Part of the reason it’s been so quiet here is that I’ve been preparing for a big change. Last Sunday, May 6, I made a big announcement to our students and leaders at SoulStation and to our church at all three worship services: it’s time for the Cornetts to take a new assignment. Here is an edit/excerpt of what I got to say personally to our church (Curt’s sermon that morning was 1 Thess. 1 and faith, love, and hope):
“My heart is too full to say this well, but the time has come for me and my family to leave. I am stepping down as Assistant Pastor for Student Ministries here at New Hope in order to take a call as Assoc. Pastor of Youth and Family Ministry at Signal Mountain Presbyterian in Signal Mountain, TN. For ten whole years you have been gracious and kind to me and my family, allowing us to live among you, serve with you, love you, and grow with you. You have encouraged my faith even as I have worked to strengthen yours in Jesus Christ. You have been a shining example of a church that hopes in Christ, a local church that represents that hope to its community and each other. And finally, we love you and we know you love us. Together we have lived out what 1 Thessalonians 2:8 says so well: “we loved you so much that we delighted to share with you not only the gospel of God but our very lives as well.”
It has been my great privilege to get to know you and lead you (mostly in student ministry) as together we followed Christ and asked him to lead our church and its ministries where he wanted them to go. And now it is clear to me that, in asking God to lead us, He is leading me away from here and to a new work at a different church. Last Sunday, on April 29, the congregation at Signal Mountain voted to call me to their church … and I accepted that call. That set in motion a careful process. On Monday this past week I told our pastoral staff; on Tuesday, I shared the news with the elders on our Session and the Personnel and Christian Ed Councils; and on Wednesday, the staff. They all kept their word and sealed their lips until I could tell you all face to face this morning. (Robin and I told our own kids last Sunday night – and Michael, Caroline, and Elanor – I am so proud of you for honoring your mom and dad and keeping the news to yourself for a whole week).

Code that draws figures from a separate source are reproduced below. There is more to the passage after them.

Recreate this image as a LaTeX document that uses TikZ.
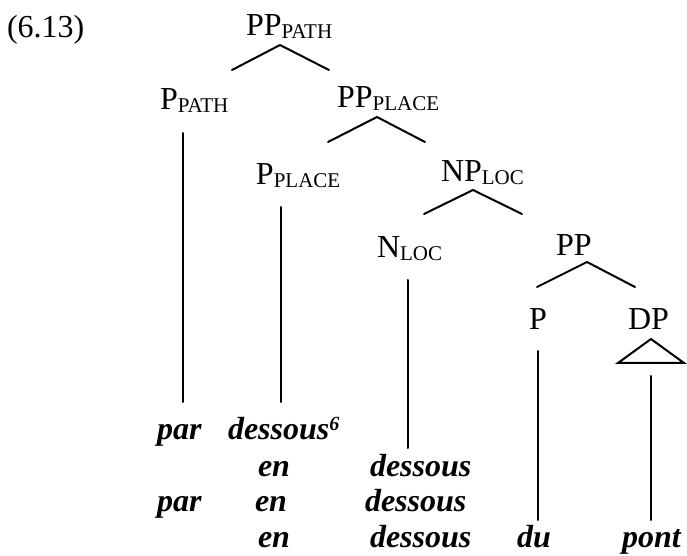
\documentclass[tikz,border=0pt]{standalone}
\usepackage{fontspec}
\setmainfont{Liberation Serif}
\newcommand{\lab}[2]{#1\raisebox{-1.2pt}{\fontsize{10.5}{12}\selectfont #2}}
\begin{document}
\begin{tikzpicture}[x=0.5pt,y=-0.5pt,
  cat/.style={anchor=base west,inner sep=0pt,outer sep=0pt,font=\fontsize{16}{19}\selectfont},
  word/.style={anchor=base west,inner sep=0pt,outer sep=0pt,font=\fontsize{16}{19}\selectfont\bfseries\itshape},
  edge/.style={line width=1pt,line cap=round,line join=miter}]
\useasboundingbox (0,0) rectangle (687,556);
% example number
\node[cat] (num) at (7,38) {(6.13)};
% category labels
\node[cat] (pppath) at (246,36) {\lab{PP}{PATH}};
\node[cat] (ppath) at (160,110) {\lab{P}{PATH}};
\node[cat] (ppplace) at (337,108) {\lab{PP}{PLACE}};
\node[cat] (pplace) at (256,185) {\lab{P}{PLACE}};
\node[cat] (nploc) at (441,182) {\lab{NP}{LOC}};
\node[cat] (nloc) at (377,258) {\lab{N}{LOC}};
\node[cat] (pp) at (556,256) {PP};
\node[cat] (p) at (529,330) {P};
\node[cat] (dp) at (628,330) {DP};
% branch coordinates
\coordinate (a1) at (280,45); \coordinate (a1l) at (232,70); \coordinate (a1r) at (329,70);
\coordinate (a2) at (377,117); \coordinate (a2l) at (328,142); \coordinate (a2r) at (425,142);
\coordinate (a3) at (473,190); \coordinate (a3l) at (424,214); \coordinate (a3r) at (522,214);
\coordinate (a4) at (587,262); \coordinate (a4l) at (537,287); \coordinate (a4r) at (635,287);
\coordinate (t) at (651,339); \coordinate (tl) at (618,363); \coordinate (tr) at (684,363);
\draw[edge] (a1l) -- (a1) -- (a1r);
\draw[edge] (a2l) -- (a2) -- (a2r);
\draw[edge] (a3l) -- (a3) -- (a3r);
\draw[edge] (a4l) -- (a4) -- (a4r);
\draw[edge] (t) -- (tl) -- (tr) -- cycle;
% vertical lines
\coordinate (v1t) at (183,133); \coordinate (v1b) at (183,402);
\coordinate (v2t) at (281,207); \coordinate (v2b) at (281,402);
\coordinate (v3t) at (408,280); \coordinate (v3b) at (408,448);
\coordinate (v4t) at (538,351); \coordinate (v4b) at (538,520);
\coordinate (v5t) at (651,376); \coordinate (v5b) at (651,520);
\draw[edge] (v1t) -- (v1b);
\draw[edge] (v2t) -- (v2b);
\draw[edge] (v3t) -- (v3b);
\draw[edge] (v4t) -- (v4b);
\draw[edge] (v5t) -- (v5b);
% words
\node[word] (w1a) at (157,440) {par};
\node[word] (w1b) at (228,440) {dessous\raisebox{5pt}{\fontsize{10}{12}\selectfont 6}};
\node[word] (w2a) at (258,477) {en};
\node[word] (w2b) at (370,477) {dessous};
\node[word] (w3a) at (157,512) {par};
\node[word] (w3b) at (255,512) {en};
\node[word] (w3c) at (365,512) {dessous};
\node[word] (w4a) at (258,547) {en};
\node[word] (w4b) at (370,547) {dessous};
\node[word] (w4c) at (517,547) {du};
\node[word] (w4d) at (622,547) {pont};
\end{tikzpicture}
\end{document}
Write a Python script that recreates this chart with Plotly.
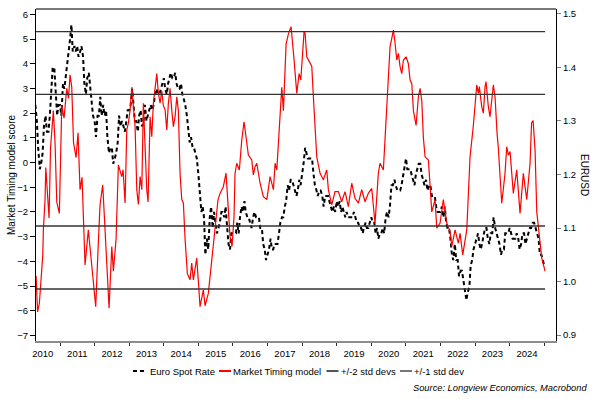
import pandas as pd
import plotly.graph_objects as go

# ---------------- data ----------------
# EURUSD, semi-monthly (1st / 15th), starting 2010-04-15
eurusd = [
    1.33, 1.30, 1.25, 1.21, 1.22, 1.24, 1.29, 1.31, 1.28, 1.28, 1.31, 1.37, 1.40, 1.40, 1.36, 1.31, 1.33,
    1.33, 1.31, 1.37, 1.36, 1.38, 1.40, 1.42, 1.45, 1.48, 1.43, 1.44, 1.43, 1.44, 1.42, 1.43, 1.44, 1.42, 1.37, 1.35, 1.38, 1.39, 1.36, 1.34, 1.31,
    1.30, 1.27, 1.31, 1.31, 1.345, 1.31, 1.33, 1.31, 1.32, 1.27, 1.24, 1.25, 1.25, 1.22, 1.23, 1.24, 1.26, 1.31, 1.29, 1.30, 1.29, 1.28, 1.30, 1.32,
    1.32, 1.33, 1.36, 1.33, 1.30, 1.30, 1.28, 1.31, 1.32, 1.29, 1.30, 1.33, 1.30, 1.31, 1.32, 1.33, 1.32, 1.33, 1.35, 1.36, 1.35, 1.35, 1.36, 1.37,
    1.38, 1.36, 1.35, 1.37, 1.38, 1.39, 1.38, 1.38, 1.39, 1.37, 1.36, 1.36, 1.37, 1.35, 1.34, 1.33, 1.31, 1.28, 1.26, 1.27, 1.25, 1.25, 1.24, 1.23,
    1.20, 1.16, 1.13, 1.14, 1.12, 1.05, 1.08, 1.06, 1.12, 1.14, 1.10, 1.13, 1.11, 1.09, 1.10, 1.11, 1.13, 1.13, 1.12, 1.14, 1.10, 1.07, 1.06, 1.09,
    1.09, 1.09, 1.09, 1.11, 1.09, 1.12, 1.14, 1.13, 1.15, 1.13, 1.12, 1.12, 1.11, 1.10, 1.12, 1.13, 1.12, 1.12, 1.12, 1.10, 1.10, 1.07, 1.06, 1.04,
    1.05, 1.06, 1.08, 1.06, 1.06, 1.07, 1.07, 1.07, 1.09, 1.11, 1.12, 1.12, 1.14, 1.15, 1.18, 1.17, 1.19, 1.19, 1.18, 1.17, 1.16, 1.17, 1.19, 1.18,
    1.20, 1.22, 1.25, 1.24, 1.23, 1.23, 1.23, 1.23, 1.20, 1.18, 1.17, 1.16, 1.17, 1.17, 1.16, 1.14, 1.16, 1.16, 1.16, 1.15, 1.14, 1.13, 1.14, 1.13,
    1.15, 1.14, 1.15, 1.13, 1.14, 1.13, 1.12, 1.13, 1.12, 1.12, 1.12, 1.12, 1.13, 1.12, 1.11, 1.11, 1.10, 1.10, 1.09, 1.10, 1.11, 1.10, 1.10, 1.11,
    1.12, 1.11, 1.11, 1.09, 1.10, 1.08, 1.09, 1.09, 1.10, 1.09, 1.12, 1.13, 1.12, 1.14, 1.18, 1.18, 1.19, 1.18, 1.17, 1.17, 1.17, 1.18, 1.20, 1.21,
    1.23, 1.21, 1.21, 1.21, 1.20, 1.19, 1.18, 1.20, 1.21, 1.22, 1.22, 1.20, 1.19, 1.18, 1.19, 1.17, 1.18, 1.18, 1.16, 1.16, 1.16, 1.14, 1.13, 1.13,
    1.13, 1.14, 1.12, 1.14, 1.11, 1.10, 1.10, 1.08, 1.05, 1.04, 1.07, 1.04, 1.04, 1.01, 1.02, 1.02, 1.00, 0.99, 0.965, 0.98, 0.99, 1.03, 1.04, 1.06,
    1.07, 1.08, 1.09, 1.07, 1.06, 1.07, 1.09, 1.10, 1.10, 1.08, 1.07, 1.09, 1.09, 1.12, 1.10, 1.09, 1.08, 1.07, 1.05, 1.06, 1.06, 1.09, 1.09, 1.09,
    1.10, 1.09, 1.08, 1.08, 1.08, 1.09, 1.08, 1.06, 1.07, 1.09, 1.09, 1.07, 1.08, 1.09, 1.10, 1.10, 1.11, 1.11, 1.10, 1.09, 1.08, 1.05, 1.05, 1.04,
    1.03,
]
eur_dates = pd.date_range("2010-04-15", periods=len(eurusd), freq="SMS")

# Market Timing model score (decimal year, score)
mt_years = [
    2010.306, 2010.350, 2010.402, 2010.471, 2010.500, 2010.517, 2010.566, 2010.587, 2010.633, 2010.682,
    2010.725, 2010.769, 2010.806, 2010.855, 2010.905, 2010.980, 2011.049, 2011.116, 2011.194, 2011.246,
    2011.289, 2011.338, 2011.390, 2011.463, 2011.520, 2011.578, 2011.636, 2011.723, 2011.818, 2011.916,
    2012.032, 2012.099, 2012.156, 2012.234, 2012.301, 2012.417, 2012.495, 2012.541, 2012.619, 2012.685,
    2012.784, 2012.821, 2012.879, 2012.928, 2012.975, 2013.024, 2013.073, 2013.119, 2013.168, 2013.217,
    2013.264, 2013.313, 2013.362, 2013.408, 2013.457, 2013.506, 2013.544, 2013.602, 2013.651, 2013.697,
    2013.746, 2013.796, 2013.842, 2013.891, 2013.940, 2013.986, 2014.036, 2014.085, 2014.131, 2014.180,
    2014.229, 2014.276, 2014.325, 2014.374, 2014.420, 2014.469, 2014.518, 2014.565, 2014.614, 2014.680,
    2014.758, 2014.807, 2014.854, 2014.952, 2014.998, 2015.047, 2015.143, 2015.192, 2015.287, 2015.386,
    2015.481, 2015.568, 2015.626, 2015.721, 2015.799, 2015.837, 2015.915, 2015.973, 2016.030, 2016.059,
    2016.108, 2016.184, 2016.253, 2016.319, 2016.397, 2016.444, 2016.542, 2016.588, 2016.637, 2016.687,
    2016.782, 2016.877, 2016.976, 2017.071, 2017.167, 2017.216, 2017.265, 2017.360, 2017.409, 2017.456,
    2017.534, 2017.600, 2017.649, 2017.678, 2017.765, 2017.843, 2017.910, 2017.959, 2018.054, 2018.083,
    2018.132, 2018.228, 2018.277, 2018.323, 2018.372, 2018.421, 2018.517, 2018.612, 2018.710, 2018.757,
    2018.855, 2018.950, 2019.046, 2019.144, 2019.239, 2019.335, 2019.433, 2019.528, 2019.624, 2019.722,
    2019.818, 2019.913, 2020.011, 2020.107, 2020.202, 2020.251, 2020.347, 2020.396, 2020.454, 2020.540,
    2020.590, 2020.636, 2020.685, 2020.734, 2020.780, 2020.829, 2020.879, 2020.925, 2021.003, 2021.069,
    2021.118, 2021.168, 2021.214, 2021.292, 2021.358, 2021.408, 2021.457, 2021.503, 2021.552, 2021.648,
    2021.746, 2021.841, 2021.890, 2021.986, 2022.081, 2022.180, 2022.275, 2022.324, 2022.420, 2022.515,
    2022.564, 2022.642, 2022.758, 2022.853, 2022.949, 2023.047, 2023.093, 2023.122, 2023.191, 2023.238,
    2023.287, 2023.316, 2023.382, 2023.431, 2023.527, 2023.576, 2023.634, 2023.671, 2023.770, 2023.865,
    2023.914, 2023.961, 2024.010, 2024.105, 2024.203, 2024.299, 2024.394, 2024.492, 2024.588, 2024.631,
    2024.675, 2024.732, 2024.781, 2024.877, 2024.926, 2025.021,
]
mt_scores = [
    -4.6, -6.05, -5.7, -4.15, -3.75, -2.73, -1.5, -0.2, -1.4, -2.25,
    0.6, 1.3, 2.1, 0.8, -1.6, -2.06, 2.3, 1.8, 3.0, 2.6,
    3.55, 3.05, 0.8, 0.2, 1.2, -1.1, -0.6, -4.15, -2.73, -4.15,
    -5.84, -3.5, -1.72, -0.9, -2.6, -5.9, -3.4, -4.4, -3.1, -0.1,
    -0.57, -0.3, -1.64, 1.32, 1.6, 2.13, 3.05, 2.26, 1.45, -1.1,
    -1.7, -0.57, -1.1, 2.4, 0.24, -1.1, -1.6, 1.85, 1.04, 2.4,
    3.0, 3.6, 2.8, 2.4, 2.9, 2.3, 2.13, 1.32, 2.4, 3.0,
    2.13, 1.45, 1.85, 2.66, 2.1, -0.44, -1.5, -1.64, -3.1, -4.5,
    -4.75, -4.07, -4.75, -3.87, -4.8, -5.84, -5.16, -5.8, -5.3, -3.95,
    -2.86, -1.5, -1.25, -0.98, -0.43, -1.38, -3.0, -3.4, -2.2, -0.45,
    -0.03, -0.3, 0.91, 1.65, 0.91, 0.3, 0.1, -0.5, -0.17, -0.03,
    -0.84, -1.38, -1.5, -0.57, -1.1, -0.03, -0.3, 1.72, 3.05, 2.1,
    4.8, 5.2, 5.44, 5.5, 4.15, 2.8, 3.6, 3.34, 5.3, 5.24,
    4.28, 4.0, 3.9, 2.66, 1.2, 0.23, -0.44, -0.7, -0.3, -1.1,
    -1.72, -1.18, -1.18, -1.59, -1.18, -1.79, -0.84, -1.45, -1.65, -1.1,
    -1.59, -1.25, -1.05, -2.46, -0.44, -0.03, -0.3, 1.0, 2.5, 4.69,
    5.03, 5.36, 4.83, 4.15, 4.42, 3.88, 3.6, 4.15, 4.28, 4.0,
    3.34, 3.2, 2.1, 1.5, 2.66, 3.0, 2.5, 1.0, 0.23, 0.1,
    -2.0, -1.5, -2.66, -2.45, -1.5, -2.45, -2.8, -3.4, -2.73, -3.27,
    -2.87, -3.74, -2.73, 0.23, 1.5, 3.14, 2.8, 3.07, 2.26, 2.0,
    3.07, 3.27, 2.26, 1.85, 3.14, 2.66, 1.2, 0.6, -1.65, -0.44,
    0.64, 0.3, 0.44, -1.25, -0.3, -2.06, -0.44, -1.5, -0.03, 1.6,
    1.7, 0.5, -2.0, -3.4, -3.88, -4.4,
]

std2_levels = [5.3, -5.12]   # +/-2 std devs
std1_levels = [2.76, -2.57]  # +/-1 std dev

legend_names = ["Euro Spot Rate", "Market Timing model", "+/-2 std devs", "+/-1 std dev"]
source_text = "Source: Longview Economics, Macrobond"


def dec_to_date(y):
    yr = int(y)
    start = pd.Timestamp(yr, 1, 1)
    end = pd.Timestamp(yr + 1, 1, 1)
    return start + (end - start) * (y - yr)


mt_dates = [dec_to_date(v) for v in mt_years]
span = [mt_dates[0], mt_dates[-1]]

FONT = "Liberation Sans, Arial, sans-serif"
RED = "#ff0000"
STD_COL = "#333333"

fig = go.Figure()

# EURUSD on base axis (right side)
fig.add_trace(go.Scatter(
    x=eur_dates, y=eurusd, mode="lines", name=legend_names[0], yaxis="y",
    line=dict(color="#000000", width=2, dash="4px,3px"), showlegend=False,
))
# Market timing model (left axis, overlay)
fig.add_trace(go.Scatter(
    x=mt_dates, y=mt_scores, mode="lines", name=legend_names[1], yaxis="y2",
    line=dict(color=RED, width=1.2), showlegend=False,
))
for lvl in std2_levels:
    fig.add_trace(go.Scatter(x=span, y=[lvl, lvl], mode="lines", yaxis="y2",
                             name=legend_names[2], showlegend=False,
                             line=dict(color=STD_COL, width=1.4)))
for lvl in std1_levels:
    fig.add_trace(go.Scatter(x=span, y=[lvl, lvl], mode="lines", yaxis="y2",
                             name=legend_names[3], showlegend=False,
                             line=dict(color=STD_COL, width=1.4)))

PLOT_L, PLOT_R, PLOT_T, PLOT_B = 36, 556, 9, 341
PW, PH = PLOT_R - PLOT_L, PLOT_B - PLOT_T


def px(xp):
    return (xp - PLOT_L) / PW


def py(yp):
    return (PLOT_B - yp) / PH


shapes = [
    # top frame line
    dict(type="line", xref="paper", yref="paper", x0=0, x1=1, y0=1, y1=1,
         line=dict(color="#4d4d4d", width=1.5)),
]
annotations = []

# manual legend
leg_y = py(371)
leg_items = [
    (133, 147, dict(color="#000000", width=2, dash="4px,3px"), 148.5, legend_names[0]),
    (219, 231, dict(color=RED, width=2), 232, legend_names[1]),
    (326.5, 338.5, dict(color="#555555", width=2), 339.5, legend_names[2]),
    (400, 412, dict(color="#777777", width=2), 412.5, legend_names[3]),
]
for x0, x1, ln, tx, label in leg_items:
    shapes.append(dict(type="line", xref="paper", yref="paper",
                       x0=px(x0), x1=px(x1), y0=leg_y, y1=leg_y, line=ln))
    annotations.append(dict(xref="paper", yref="paper", x=px(tx), y=leg_y,
                            xanchor="left", yanchor="middle", showarrow=False,
                            text=label, borderpad=0,
                            font=dict(family=FONT, size=9.5, color="#000000")))

annotations.append(dict(xref="paper", yref="paper", x=px(588), y=py(388),
                        xanchor="right", yanchor="middle", showarrow=False,
                        text="<i>" + source_text + "</i>", borderpad=0,
                        font=dict(family=FONT, size=9.3, color="#000000")))
annotations.append(dict(xref="paper", yref="paper", x=px(11), y=0.5,
                        xanchor="center", yanchor="middle", showarrow=False,
                        text="Market Timing model score", textangle=-90,
                        font=dict(family=FONT, size=10, color="#000000")))
annotations.append(dict(xref="paper", yref="paper", x=px(585), y=py(175),
                        xanchor="center", yanchor="middle", showarrow=False,
                        text="EURUSD", textangle=90,
                        font=dict(family=FONT, size=10, color="#000000")))

fig.update_layout(
    width=594, height=399,
    margin=dict(l=PLOT_L, r=594 - PLOT_R, t=PLOT_T, b=399 - PLOT_B, pad=0),
    paper_bgcolor="white", plot_bgcolor="white",
    font=dict(family=FONT, size=9.5, color="#000000"),
    showlegend=False,
    hovermode=False,
    xaxis=dict(
        type="date", range=["2010-04-22", "2025-05-04"],
        tick0="2010-01-01", dtick="M12", tickformat="%Y", ticklabelmode="period",
        ticks="outside", ticklen=3, tickwidth=1, tickcolor="#333333",
        showline=True, linecolor="#8c8c8c", linewidth=2,
        showgrid=False, zeroline=False,
        tickfont=dict(family=FONT, size=9.5, color="#000000"),
    ),
    yaxis=dict(
        side="right", range=[0.8888, 1.5093], tick0=0.9, dtick=0.1, tickformat=".1f",
        ticks="outside", ticklen=4, tickcolor="#808080",
        showline=True, linecolor="#000000", linewidth=1,
        showgrid=False, zeroline=False,
        tickfont=dict(family=FONT, size=9.5, color="#000000"),
    ),
    yaxis2=dict(
        overlaying="y", side="left", range=[-7.227, 6.215], tick0=0, dtick=1,
        ticks="outside", ticklen=5, tickcolor="#000000",
        showline=True, linecolor="#000000", linewidth=1,
        showgrid=False, zeroline=False,
        tickfont=dict(family=FONT, size=9.5, color="#000000"),
    ),
    shapes=shapes,
    annotations=annotations,
)

fig.write_html(
    "out.html",
    config={"displayModeBar": False, "staticPlot": True},
    post_script="document.body.style.margin='0';document.body.style.padding='0';",
)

Let me try to anticipate a few questions:
How long has this been brewing?
Answer: a very long time. I had an encounter with God last May that left me very clear that it would soon be time for me to leave New Hope; I just didn’t know when or where. Signal Mountain contacted me in early October, and then I had a series of interviews over January – April.
Why are you leaving?
Answer: For all the good reasons. I cannot say this clearly enough: there is nothing or no one here that is causing problems or encouraging me to leave (and besides, that wouldn’t cause me to go). It’s not you – it’s me. But it’s not really me – it’s God. This is a tremendous church and I have every reason to stay … except the most important one: I am absolutely convinced that God is leading me and our family away. I have prayed long about this and have a deep sense of call from the Holy Spirit to go this new work at a new church.
What is your timeline?
Answer: We will move sometime this summer in order to get settled before a new school year. I have some work here that’s important to me to finish (including our trips) and I want to leave well.
What do you want to say?
Answer: I am so glad you asked! As we have lived and served together, I’ve always tried to point you – and especially you students – to Jesus Christ and following him. He is completely trustworthy, completely able, and worth all our faith and obedience. And when he calls, you have a choice to make. To follow or not. To go or to stay. You don’t know how this step is going to turn out, but you know He’s the Lord and has prepared the way. So take the leap and follow Jesus – go forward!
And finally, thank you – thank you – thank you. It has been such a privilege to serve among you. You have been our church, our family, our home. We love you and we will miss you!”
[As to the longer story and how God has met me in this process, I will tell it on this blog over the next few weeks.]